(Task directions):
Tally up the lines below that include the word "this". Answer with the number alone.

(Task data):

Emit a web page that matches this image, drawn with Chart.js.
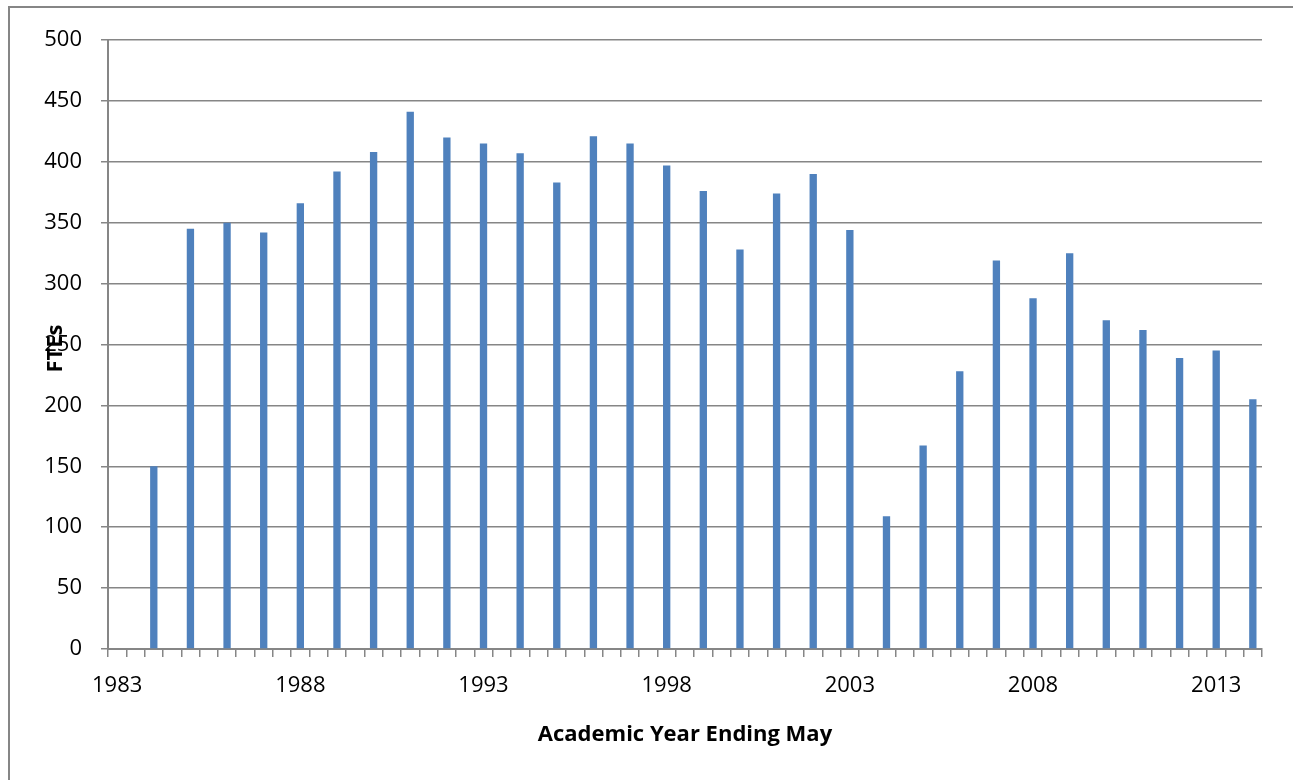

* * *

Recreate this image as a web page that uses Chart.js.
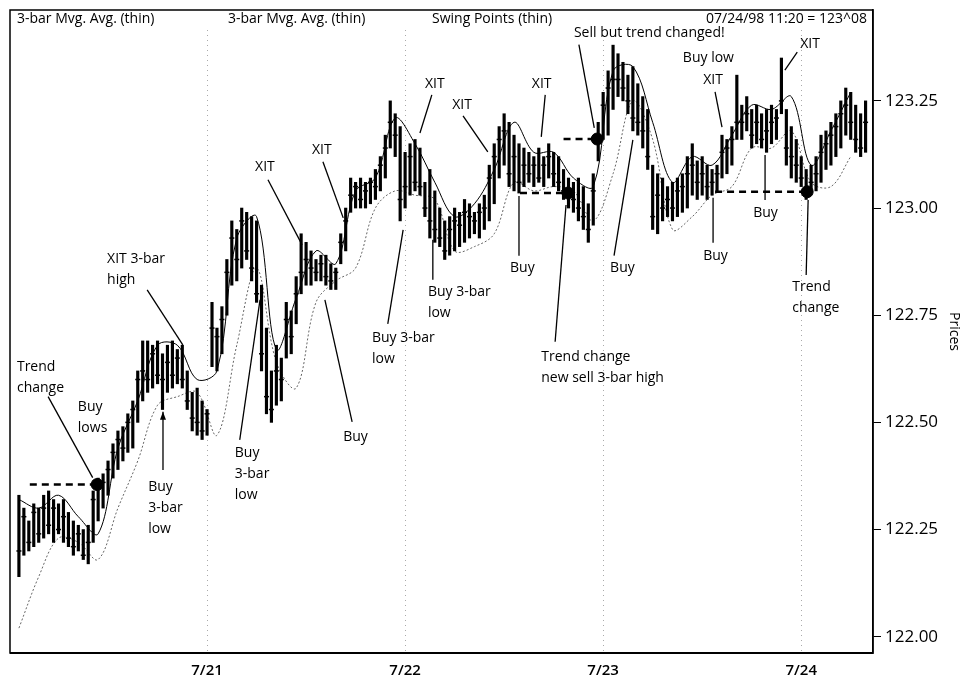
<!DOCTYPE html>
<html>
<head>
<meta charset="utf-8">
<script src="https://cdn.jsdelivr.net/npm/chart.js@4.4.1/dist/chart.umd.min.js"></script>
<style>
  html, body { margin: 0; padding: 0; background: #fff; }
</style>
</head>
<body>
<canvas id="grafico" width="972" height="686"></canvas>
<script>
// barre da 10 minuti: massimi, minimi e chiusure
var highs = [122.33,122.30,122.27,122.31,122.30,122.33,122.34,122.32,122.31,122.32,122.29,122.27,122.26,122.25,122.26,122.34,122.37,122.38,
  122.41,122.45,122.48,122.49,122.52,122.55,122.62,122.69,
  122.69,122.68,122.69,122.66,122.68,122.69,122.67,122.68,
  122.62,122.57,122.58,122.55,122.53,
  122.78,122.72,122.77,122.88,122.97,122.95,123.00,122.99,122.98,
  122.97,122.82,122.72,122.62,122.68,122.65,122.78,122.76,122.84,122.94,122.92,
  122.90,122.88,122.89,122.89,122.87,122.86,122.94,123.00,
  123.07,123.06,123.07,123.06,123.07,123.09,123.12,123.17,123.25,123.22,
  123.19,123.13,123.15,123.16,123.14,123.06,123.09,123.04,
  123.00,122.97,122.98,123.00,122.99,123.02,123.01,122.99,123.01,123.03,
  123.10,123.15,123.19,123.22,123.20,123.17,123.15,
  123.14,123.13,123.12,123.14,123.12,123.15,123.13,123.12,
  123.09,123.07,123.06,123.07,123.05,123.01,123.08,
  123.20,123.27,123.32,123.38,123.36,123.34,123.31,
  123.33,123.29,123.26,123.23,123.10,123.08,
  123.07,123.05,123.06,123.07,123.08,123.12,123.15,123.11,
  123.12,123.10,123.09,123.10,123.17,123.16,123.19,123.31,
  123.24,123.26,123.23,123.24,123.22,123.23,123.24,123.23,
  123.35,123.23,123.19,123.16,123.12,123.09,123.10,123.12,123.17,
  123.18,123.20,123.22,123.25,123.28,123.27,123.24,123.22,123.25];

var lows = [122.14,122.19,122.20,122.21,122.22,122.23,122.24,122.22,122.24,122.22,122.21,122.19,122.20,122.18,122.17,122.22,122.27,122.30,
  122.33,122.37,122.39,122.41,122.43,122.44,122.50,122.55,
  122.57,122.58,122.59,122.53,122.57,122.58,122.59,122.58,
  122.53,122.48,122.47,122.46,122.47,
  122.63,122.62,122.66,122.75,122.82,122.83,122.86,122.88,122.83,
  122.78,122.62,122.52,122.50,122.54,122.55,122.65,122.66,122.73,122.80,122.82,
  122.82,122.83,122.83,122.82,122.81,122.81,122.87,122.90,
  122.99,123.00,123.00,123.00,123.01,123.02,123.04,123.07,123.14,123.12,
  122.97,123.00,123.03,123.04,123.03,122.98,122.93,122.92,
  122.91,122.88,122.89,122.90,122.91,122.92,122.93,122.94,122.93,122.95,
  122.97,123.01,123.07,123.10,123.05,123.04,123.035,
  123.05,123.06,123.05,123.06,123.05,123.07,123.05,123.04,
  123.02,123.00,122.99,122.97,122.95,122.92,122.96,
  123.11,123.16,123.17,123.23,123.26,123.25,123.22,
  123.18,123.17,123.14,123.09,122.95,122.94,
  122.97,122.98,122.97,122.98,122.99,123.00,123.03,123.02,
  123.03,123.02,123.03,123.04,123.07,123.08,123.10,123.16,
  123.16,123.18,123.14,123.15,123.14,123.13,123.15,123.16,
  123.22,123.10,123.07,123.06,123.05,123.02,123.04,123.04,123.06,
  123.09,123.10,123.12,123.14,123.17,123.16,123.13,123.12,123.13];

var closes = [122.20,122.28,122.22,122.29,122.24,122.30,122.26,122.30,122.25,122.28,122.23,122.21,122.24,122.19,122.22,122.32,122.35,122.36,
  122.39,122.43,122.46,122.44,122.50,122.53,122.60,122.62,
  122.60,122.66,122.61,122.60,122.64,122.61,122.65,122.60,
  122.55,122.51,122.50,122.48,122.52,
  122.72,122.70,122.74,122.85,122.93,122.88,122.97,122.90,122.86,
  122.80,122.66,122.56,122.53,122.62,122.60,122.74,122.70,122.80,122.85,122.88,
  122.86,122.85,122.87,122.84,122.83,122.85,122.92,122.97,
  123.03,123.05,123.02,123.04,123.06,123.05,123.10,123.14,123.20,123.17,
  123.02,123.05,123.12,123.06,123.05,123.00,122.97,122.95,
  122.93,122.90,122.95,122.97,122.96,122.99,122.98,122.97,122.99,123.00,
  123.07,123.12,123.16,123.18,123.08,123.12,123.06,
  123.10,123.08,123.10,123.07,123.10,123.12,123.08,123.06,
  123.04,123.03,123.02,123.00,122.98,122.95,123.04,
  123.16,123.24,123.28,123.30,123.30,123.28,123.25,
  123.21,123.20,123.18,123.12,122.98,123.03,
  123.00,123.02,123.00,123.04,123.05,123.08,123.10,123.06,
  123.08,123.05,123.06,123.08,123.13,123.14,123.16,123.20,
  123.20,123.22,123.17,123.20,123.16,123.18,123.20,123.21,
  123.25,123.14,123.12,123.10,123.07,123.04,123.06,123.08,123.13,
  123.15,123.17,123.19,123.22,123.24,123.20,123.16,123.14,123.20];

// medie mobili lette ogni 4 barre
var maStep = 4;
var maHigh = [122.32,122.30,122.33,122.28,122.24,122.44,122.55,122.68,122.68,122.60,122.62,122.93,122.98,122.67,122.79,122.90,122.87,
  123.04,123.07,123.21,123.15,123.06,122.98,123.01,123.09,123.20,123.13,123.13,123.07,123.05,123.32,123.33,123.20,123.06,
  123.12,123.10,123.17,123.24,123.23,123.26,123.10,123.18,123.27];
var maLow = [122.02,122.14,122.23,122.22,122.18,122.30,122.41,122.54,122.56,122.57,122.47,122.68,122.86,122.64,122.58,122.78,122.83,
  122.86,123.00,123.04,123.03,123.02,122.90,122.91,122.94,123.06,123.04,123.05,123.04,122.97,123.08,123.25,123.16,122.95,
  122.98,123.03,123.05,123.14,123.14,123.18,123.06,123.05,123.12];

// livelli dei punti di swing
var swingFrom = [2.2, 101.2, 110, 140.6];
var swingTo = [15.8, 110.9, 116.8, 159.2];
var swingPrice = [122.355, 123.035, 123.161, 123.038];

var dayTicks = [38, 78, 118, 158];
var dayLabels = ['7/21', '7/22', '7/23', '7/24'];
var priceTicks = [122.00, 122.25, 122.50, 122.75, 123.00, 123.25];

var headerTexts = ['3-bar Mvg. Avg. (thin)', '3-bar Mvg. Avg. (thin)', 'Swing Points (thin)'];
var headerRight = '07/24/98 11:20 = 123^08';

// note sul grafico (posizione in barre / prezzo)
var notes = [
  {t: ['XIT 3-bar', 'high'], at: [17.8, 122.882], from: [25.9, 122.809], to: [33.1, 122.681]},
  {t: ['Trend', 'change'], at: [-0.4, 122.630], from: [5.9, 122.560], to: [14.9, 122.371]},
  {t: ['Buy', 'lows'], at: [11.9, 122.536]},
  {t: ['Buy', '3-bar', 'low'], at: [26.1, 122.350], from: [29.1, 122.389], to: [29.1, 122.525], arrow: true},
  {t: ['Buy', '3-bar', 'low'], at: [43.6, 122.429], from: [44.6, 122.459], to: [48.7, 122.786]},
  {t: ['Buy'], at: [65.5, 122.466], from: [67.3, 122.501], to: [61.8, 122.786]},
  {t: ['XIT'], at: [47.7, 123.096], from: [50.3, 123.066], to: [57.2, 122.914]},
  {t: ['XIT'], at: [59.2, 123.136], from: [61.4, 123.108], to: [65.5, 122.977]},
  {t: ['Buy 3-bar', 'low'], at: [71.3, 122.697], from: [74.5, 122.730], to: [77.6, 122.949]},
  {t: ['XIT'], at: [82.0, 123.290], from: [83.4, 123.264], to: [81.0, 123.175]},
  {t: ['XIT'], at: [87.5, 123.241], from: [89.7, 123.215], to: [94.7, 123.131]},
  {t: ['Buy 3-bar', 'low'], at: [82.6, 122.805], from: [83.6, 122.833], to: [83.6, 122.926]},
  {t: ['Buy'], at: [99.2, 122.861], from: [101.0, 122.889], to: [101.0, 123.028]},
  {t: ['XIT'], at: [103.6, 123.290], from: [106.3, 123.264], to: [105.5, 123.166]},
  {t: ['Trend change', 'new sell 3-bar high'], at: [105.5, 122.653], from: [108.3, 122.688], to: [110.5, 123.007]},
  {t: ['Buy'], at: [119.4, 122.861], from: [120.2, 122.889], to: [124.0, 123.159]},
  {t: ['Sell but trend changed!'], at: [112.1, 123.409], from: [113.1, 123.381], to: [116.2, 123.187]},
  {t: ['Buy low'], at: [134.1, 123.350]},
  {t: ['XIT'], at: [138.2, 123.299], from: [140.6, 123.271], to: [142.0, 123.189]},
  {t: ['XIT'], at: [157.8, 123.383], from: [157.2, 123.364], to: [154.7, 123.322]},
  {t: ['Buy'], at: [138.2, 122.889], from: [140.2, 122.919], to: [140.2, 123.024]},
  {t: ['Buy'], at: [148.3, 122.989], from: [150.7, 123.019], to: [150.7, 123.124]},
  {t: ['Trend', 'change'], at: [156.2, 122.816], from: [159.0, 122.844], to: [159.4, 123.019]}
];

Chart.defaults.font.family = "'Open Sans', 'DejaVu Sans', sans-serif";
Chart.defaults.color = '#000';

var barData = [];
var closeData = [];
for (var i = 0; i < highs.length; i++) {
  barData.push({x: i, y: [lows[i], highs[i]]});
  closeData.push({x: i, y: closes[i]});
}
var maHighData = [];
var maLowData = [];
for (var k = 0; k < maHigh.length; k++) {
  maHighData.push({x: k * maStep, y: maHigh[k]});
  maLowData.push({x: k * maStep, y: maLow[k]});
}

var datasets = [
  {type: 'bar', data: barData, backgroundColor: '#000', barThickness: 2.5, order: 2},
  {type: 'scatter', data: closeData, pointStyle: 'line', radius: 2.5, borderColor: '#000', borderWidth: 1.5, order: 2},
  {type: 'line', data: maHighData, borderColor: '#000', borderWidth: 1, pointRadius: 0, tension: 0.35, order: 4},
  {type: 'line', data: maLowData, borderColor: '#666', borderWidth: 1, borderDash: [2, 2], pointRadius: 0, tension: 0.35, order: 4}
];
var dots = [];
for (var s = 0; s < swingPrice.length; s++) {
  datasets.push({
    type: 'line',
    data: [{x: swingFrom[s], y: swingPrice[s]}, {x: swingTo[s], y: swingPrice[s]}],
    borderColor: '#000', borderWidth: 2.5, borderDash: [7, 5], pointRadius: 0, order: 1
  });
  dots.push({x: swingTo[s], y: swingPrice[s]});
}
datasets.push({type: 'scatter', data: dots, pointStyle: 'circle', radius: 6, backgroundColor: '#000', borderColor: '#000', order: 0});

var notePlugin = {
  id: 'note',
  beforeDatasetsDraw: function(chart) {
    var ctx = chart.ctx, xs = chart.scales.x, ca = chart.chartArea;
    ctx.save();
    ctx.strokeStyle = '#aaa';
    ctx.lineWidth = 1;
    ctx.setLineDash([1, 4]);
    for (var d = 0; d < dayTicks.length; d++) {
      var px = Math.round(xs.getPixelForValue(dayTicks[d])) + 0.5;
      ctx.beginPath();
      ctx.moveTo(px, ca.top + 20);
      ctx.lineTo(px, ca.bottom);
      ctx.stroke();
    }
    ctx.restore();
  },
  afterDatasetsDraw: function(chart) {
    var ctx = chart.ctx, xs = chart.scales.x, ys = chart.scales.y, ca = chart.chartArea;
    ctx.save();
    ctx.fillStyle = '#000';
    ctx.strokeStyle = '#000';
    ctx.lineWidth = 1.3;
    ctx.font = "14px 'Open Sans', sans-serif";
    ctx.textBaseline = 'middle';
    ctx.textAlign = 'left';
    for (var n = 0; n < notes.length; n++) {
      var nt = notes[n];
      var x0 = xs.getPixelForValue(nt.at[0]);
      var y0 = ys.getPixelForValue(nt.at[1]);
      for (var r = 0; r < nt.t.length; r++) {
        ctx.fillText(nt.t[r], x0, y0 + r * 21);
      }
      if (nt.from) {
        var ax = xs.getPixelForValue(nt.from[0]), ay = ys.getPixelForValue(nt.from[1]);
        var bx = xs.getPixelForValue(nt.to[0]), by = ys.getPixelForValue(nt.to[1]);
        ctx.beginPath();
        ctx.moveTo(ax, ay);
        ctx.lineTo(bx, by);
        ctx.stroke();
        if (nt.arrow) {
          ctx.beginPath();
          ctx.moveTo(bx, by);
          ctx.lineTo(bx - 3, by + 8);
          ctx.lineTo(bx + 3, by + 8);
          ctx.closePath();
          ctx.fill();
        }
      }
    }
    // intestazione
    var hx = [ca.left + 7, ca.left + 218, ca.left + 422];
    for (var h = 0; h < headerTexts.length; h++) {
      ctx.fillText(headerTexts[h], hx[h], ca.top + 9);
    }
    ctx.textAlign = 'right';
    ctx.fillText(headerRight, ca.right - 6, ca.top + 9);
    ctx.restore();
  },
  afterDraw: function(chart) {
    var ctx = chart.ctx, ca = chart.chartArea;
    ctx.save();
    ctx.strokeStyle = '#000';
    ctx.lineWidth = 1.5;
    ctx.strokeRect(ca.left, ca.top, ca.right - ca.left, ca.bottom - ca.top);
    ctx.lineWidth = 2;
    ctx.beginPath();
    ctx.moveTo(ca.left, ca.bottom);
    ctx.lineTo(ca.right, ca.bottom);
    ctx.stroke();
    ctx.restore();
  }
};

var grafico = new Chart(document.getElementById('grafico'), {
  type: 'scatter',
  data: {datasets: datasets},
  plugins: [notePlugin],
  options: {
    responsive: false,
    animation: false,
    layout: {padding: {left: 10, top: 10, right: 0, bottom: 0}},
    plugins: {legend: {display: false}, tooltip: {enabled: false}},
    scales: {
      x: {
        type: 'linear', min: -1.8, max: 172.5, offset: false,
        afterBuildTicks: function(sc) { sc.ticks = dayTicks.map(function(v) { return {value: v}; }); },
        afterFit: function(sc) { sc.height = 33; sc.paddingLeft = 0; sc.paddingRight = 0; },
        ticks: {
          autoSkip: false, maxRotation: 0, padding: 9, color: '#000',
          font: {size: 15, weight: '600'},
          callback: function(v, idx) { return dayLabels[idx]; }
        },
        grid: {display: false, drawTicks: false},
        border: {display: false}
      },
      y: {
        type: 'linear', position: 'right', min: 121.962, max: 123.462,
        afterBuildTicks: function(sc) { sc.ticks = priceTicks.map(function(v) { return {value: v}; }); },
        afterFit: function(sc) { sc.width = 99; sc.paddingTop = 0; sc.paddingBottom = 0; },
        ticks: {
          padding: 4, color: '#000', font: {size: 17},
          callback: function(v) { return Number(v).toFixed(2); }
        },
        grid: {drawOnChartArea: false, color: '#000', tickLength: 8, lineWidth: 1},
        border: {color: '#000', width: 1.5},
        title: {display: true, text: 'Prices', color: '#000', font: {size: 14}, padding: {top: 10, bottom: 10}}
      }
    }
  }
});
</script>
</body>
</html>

---

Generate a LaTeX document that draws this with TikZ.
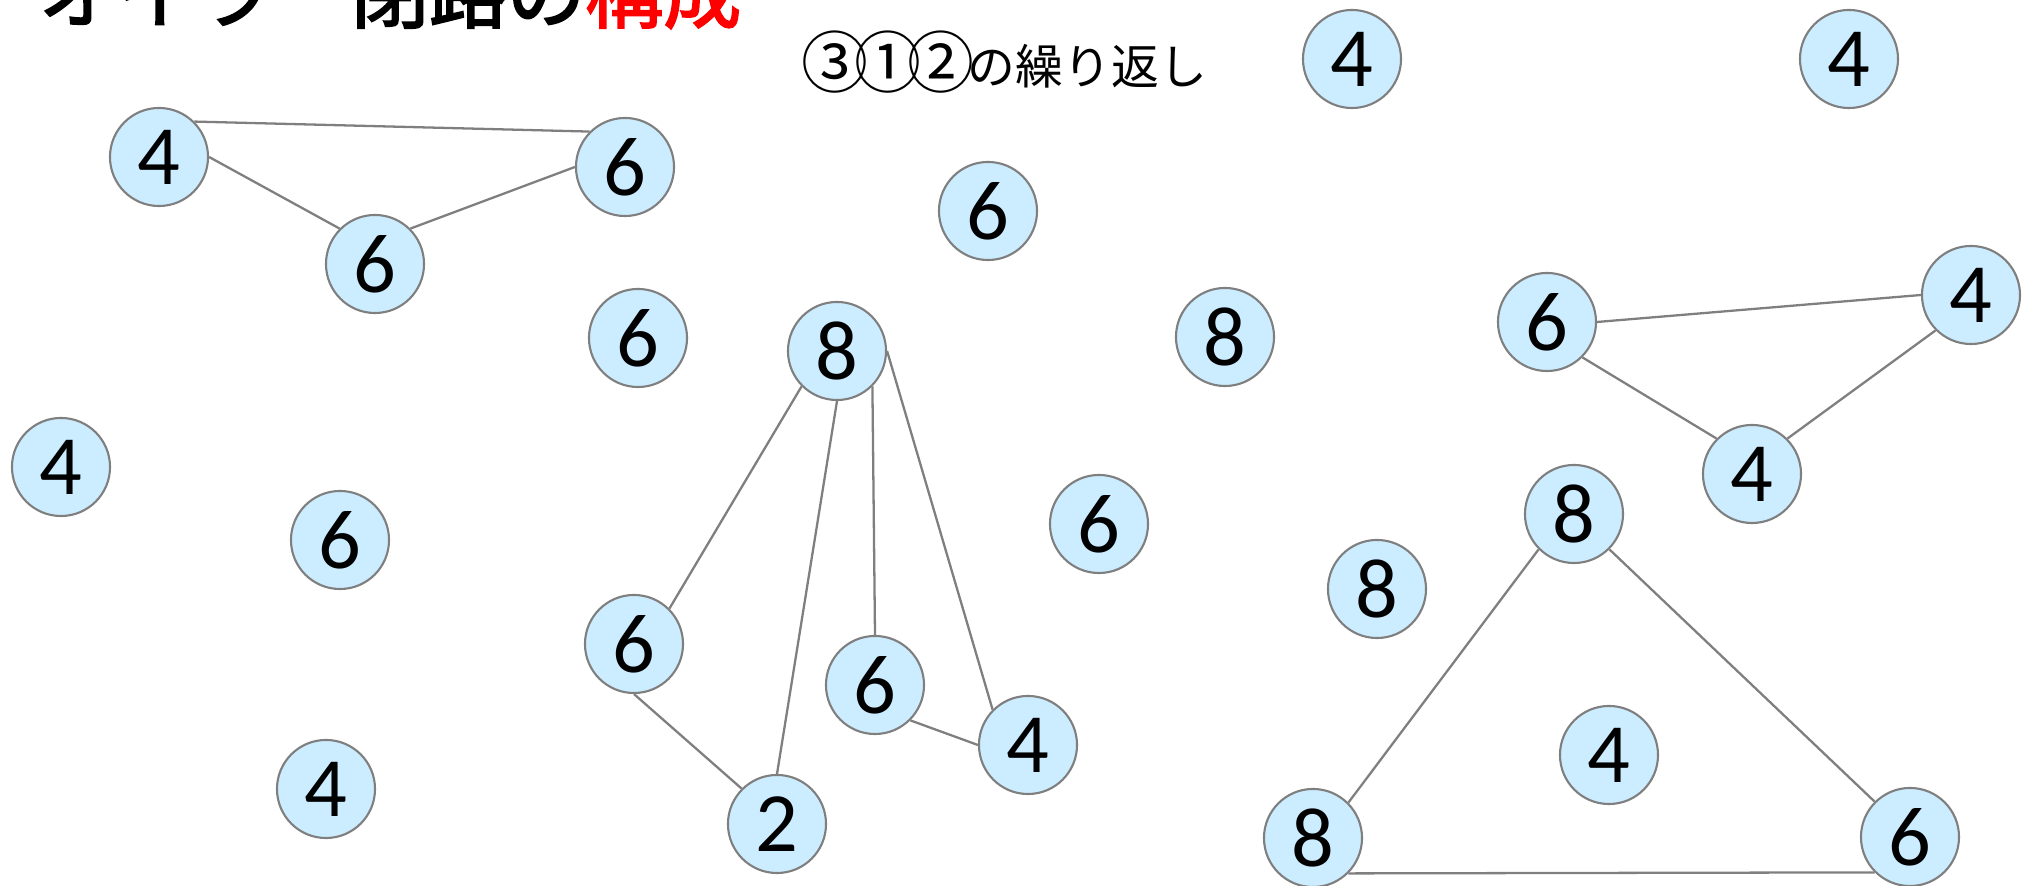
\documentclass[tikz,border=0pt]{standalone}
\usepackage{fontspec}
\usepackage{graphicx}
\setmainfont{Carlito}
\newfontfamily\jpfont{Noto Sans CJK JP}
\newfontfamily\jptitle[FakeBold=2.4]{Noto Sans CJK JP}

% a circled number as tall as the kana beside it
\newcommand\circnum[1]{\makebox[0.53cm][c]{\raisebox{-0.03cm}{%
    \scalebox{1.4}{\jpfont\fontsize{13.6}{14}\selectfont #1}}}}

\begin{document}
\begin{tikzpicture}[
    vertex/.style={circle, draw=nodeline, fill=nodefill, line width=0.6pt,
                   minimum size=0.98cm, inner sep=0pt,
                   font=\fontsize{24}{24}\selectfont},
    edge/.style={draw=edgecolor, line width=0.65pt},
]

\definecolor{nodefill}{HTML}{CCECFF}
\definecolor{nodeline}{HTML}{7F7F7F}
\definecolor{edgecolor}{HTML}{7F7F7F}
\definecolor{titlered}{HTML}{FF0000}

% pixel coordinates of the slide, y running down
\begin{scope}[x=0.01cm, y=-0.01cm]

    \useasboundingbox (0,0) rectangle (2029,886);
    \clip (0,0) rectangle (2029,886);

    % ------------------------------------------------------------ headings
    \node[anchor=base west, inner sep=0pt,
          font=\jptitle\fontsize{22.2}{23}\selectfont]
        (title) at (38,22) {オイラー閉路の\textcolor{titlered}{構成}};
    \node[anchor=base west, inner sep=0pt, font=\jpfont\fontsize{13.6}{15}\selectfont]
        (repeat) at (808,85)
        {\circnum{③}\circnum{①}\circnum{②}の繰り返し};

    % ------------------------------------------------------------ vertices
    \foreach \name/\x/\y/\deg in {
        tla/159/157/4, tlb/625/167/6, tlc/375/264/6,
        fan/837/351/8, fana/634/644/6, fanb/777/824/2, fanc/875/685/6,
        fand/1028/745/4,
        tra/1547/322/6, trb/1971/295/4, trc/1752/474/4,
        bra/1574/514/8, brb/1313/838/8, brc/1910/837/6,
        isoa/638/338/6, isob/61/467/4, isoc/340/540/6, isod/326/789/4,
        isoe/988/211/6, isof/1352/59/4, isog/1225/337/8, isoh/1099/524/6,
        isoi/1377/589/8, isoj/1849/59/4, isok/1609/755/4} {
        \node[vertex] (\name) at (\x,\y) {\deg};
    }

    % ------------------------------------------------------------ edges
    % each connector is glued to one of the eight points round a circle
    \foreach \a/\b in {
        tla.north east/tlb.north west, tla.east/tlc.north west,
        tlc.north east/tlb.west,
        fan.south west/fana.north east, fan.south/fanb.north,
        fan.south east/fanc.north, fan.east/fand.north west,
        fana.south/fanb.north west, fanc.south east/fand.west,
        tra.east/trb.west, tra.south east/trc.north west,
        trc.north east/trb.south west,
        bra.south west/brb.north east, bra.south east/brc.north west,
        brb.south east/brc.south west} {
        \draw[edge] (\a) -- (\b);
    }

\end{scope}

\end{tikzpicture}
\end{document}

(Finished answer):
3